In retirement, Iacocca left Detroit for California, where his third marriage deteriorated in nasty fashion. “You never want to retire, move to a foreign country [California] and get divorced at the same time. That'll kill you,” he said.
He threw his money and name behind an odd assortment of enterprises, including electric bicycles, the Koo Koo Roo Chicken restaurant chain and an olive-oil concoction called Olivio Spread, produced from the olive trees on his Tuscany estate.
He traveled the country like a pitchman, talking up his products to anyone who would listen, sometimes to sparse audiences.
In 1995, Iacocca joined with investor Kerkorian in a quixotic bid to take over Chrysler, sharply criticizing the automaker and accusing it of refusing to honor his options on more than 100,000 shares of stock.
Ironically, three years later, Chrysler did what Iacocca had tried desperately to do in the 1980s — merge with a foreign auto company.
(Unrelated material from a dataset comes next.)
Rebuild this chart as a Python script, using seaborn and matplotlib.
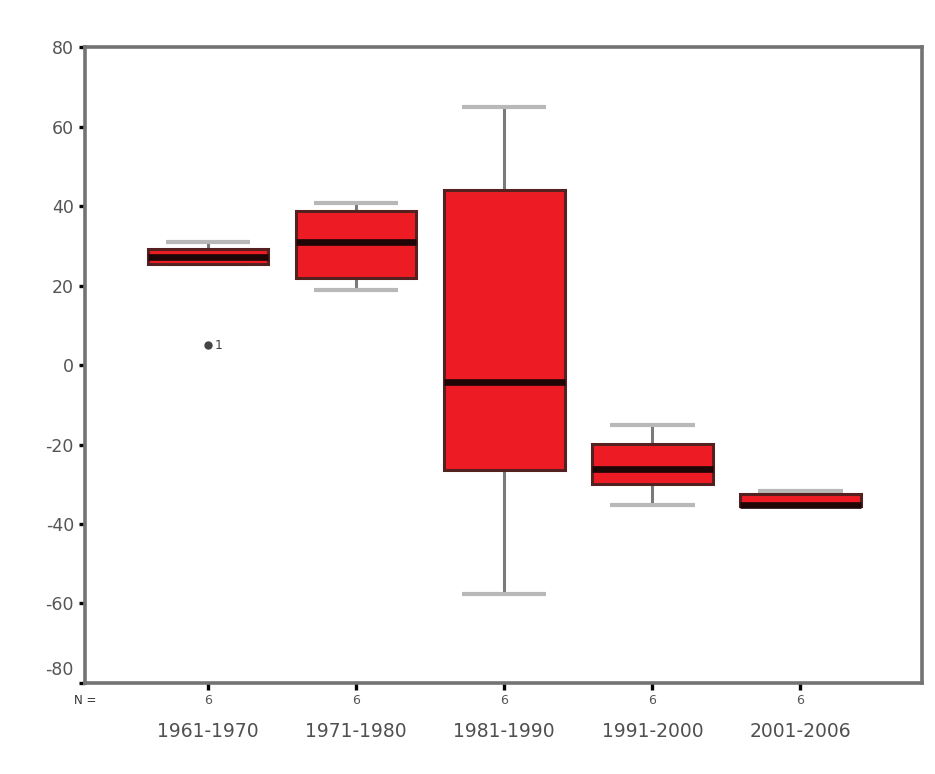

Soon Iacocca was offering advice to the new, German-owned DaimlerChrysler. He said he met several times with then-Chairman Juergen Schrempp about a possible role at the company.
But Schrempp “stiffed” him, Iacocca said in 2002. “Schrempp doesn't want to be upstaged by even the aura of having me around,” he said.
Chrysler now is part of the holding company Fiat Chrysler Automobiles NV.